In my last post, I concluded with this: “all businesses, including yours, exist solely to build a brand.”
Whenever I write or say this, it provokes a response, and this time was no exception. “How can you say building a brand is the sole purpose of my company?”, the responses go. “What about earning a profit/delivering value to shareholders/creating a great product/acquiring customers/et cetera?”
My answer is that all of those things are important, but they all depend on a strong brand, and so building a brand is more fundamental to the purpose of business.
The difficulty, perhaps, is that we often talk about brand without actually using the word “brand”. Consider this quote from Peter Drucker:
The purpose of business is to create and keep a customer.
Once you understand that your brand is how a person feels about you (I’m going to stop saying “you/your company/your product”), you see that Mr. Drucker is really talking about brand.

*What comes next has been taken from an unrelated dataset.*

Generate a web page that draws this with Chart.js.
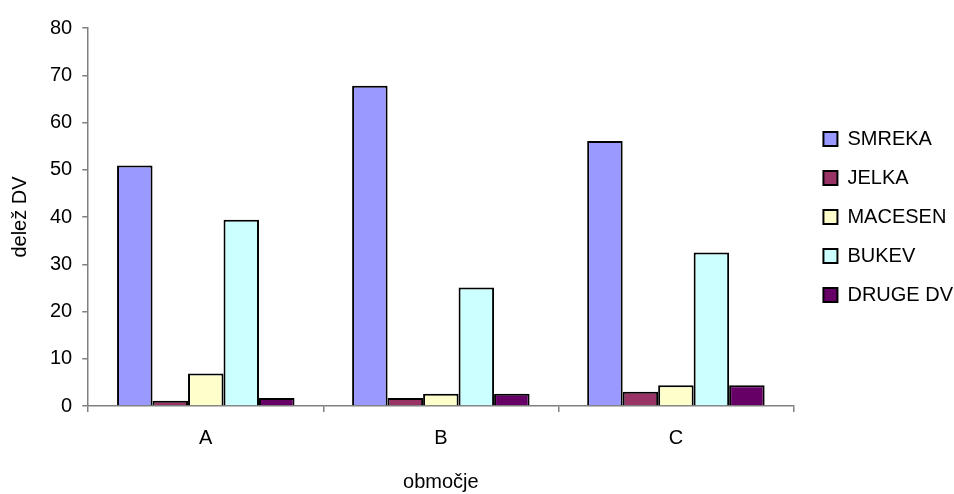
<!DOCTYPE html>
<html>
<head>
<meta charset="utf-8">
<script src="https://cdn.jsdelivr.net/npm/chart.js@4.4.1/dist/chart.umd.min.js"></script>
<style>
  html, body { margin: 0; padding: 0; background: #fff; }
  #wrap { width: 954px; height: 494px; }
</style>
</head>
<body>
<div id="wrap"><canvas id="chartDV"></canvas></div>
<script>
const categories = ['A', 'B', 'C'];
const smreka = [50.9, 67.8, 56.1];
const jelka = [1.1, 1.7, 3.0];
const macesen = [6.9, 2.6, 4.4];
const bukev = [39.4, 25.1, 32.5];
const drugeDV = [1.7, 2.6, 4.4];
const yTicks = [0, 10, 20, 30, 40, 50, 60, 70, 80];

document.addEventListener("DOMContentLoaded", function(){
    const ctx = document.getElementById("chartDV");
    const font = 'Liberation Sans, Arial, sans-serif';
    const axisColor = '#808080';

    function serie(label, data, color) {
        return {
            label: label,
            data: data,
            backgroundColor: color,
            borderColor: '#000',
            borderWidth: 2,
            categoryPercentage: 0.755,
            barPercentage: 1.0
        };
    }

    new Chart(ctx, {
        type: 'bar',
        data: {
            labels: categories,
            datasets: [
                serie('SMREKA', smreka, '#9999FF'),
                serie('JELKA', jelka, '#993366'),
                serie('MACESEN', macesen, '#FFFFCC'),
                serie('BUKEV', bukev, '#CCFFFF'),
                serie('DRUGE DV', drugeDV, '#660066')
            ]
        },
        options: {
            responsive: true,
            maintainAspectRatio: false,
            animation: false,
            layout: {
                padding: { top: 28, left: 8, right: -9, bottom: 0 }
            },
            plugins: {
                tooltip: { enabled: false },
                legend: {
                    position: 'right',
                    fullSize: false,
                    labels: {
                        font: { family: font, size: 20 },
                        color: '#000',
                        boxWidth: 14,
                        boxHeight: 14,
                        padding: 19
                    }
                }
            },
            scales: {
                x: {
                    grid: {
                        display: true,
                        drawOnChartArea: false,
                        tickLength: 6,
                        color: axisColor,
                        lineWidth: 1.5,
                        offset: true
                    },
                    border: { color: axisColor, width: 1.5 },
                    ticks: {
                        font: { family: font, size: 20 },
                        color: '#000',
                        padding: 14
                    },
                    title: {
                        display: true,
                        text: 'območje',
                        font: { family: font, size: 20 },
                        color: '#000',
                        padding: { top: 6, bottom: 0 }
                    }
                },
                y: {
                    min: 0,
                    max: 80,
                    afterBuildTicks: function(scale) {
                        scale.ticks = yTicks.map(v => ({ value: v }));
                    },
                    grid: {
                        display: true,
                        drawOnChartArea: false,
                        tickLength: 6,
                        color: axisColor,
                        lineWidth: 1.5
                    },
                    border: { color: axisColor, width: 1.5 },
                    ticks: {
                        font: { family: font, size: 20 },
                        color: '#000',
                        padding: 10
                    },
                    title: {
                        display: true,
                        text: 'delež DV',
                        font: { family: font, size: 20 },
                        color: '#000',
                        padding: { top: 0, bottom: 8 }
                    }
                },
                // empty right-hand strip between plot and legend
                gap: {
                    position: 'right',
                    display: true,
                    grid: { display: false },
                    border: { display: false },
                    ticks: { display: false },
                    afterFit: function(scale) { scale.width = 11; }
                }
            }
        }
    });
});
</script>
</body>
</html>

How do you create a customer? You establish a emotional connection between you and them that’s positive and prompts them to use your services (and hopefully give you money for the opportunity). And how do you keep a customer? You nurture and grow the emotional connection between you and the customer to make it enduring.
Everything else we do in our businesses either contributes to this (creating a great product that meets your customer’s need builds a positive emotional connection with them), or is derivative to it (with passionate customers and a good business model, you’ll earn a profit and deliver value to your shareholders).
By definition, to create and keep a customer, you must create and grow a brand. Ergo, the purpose of business is to create and grow a brand. Q.E.D.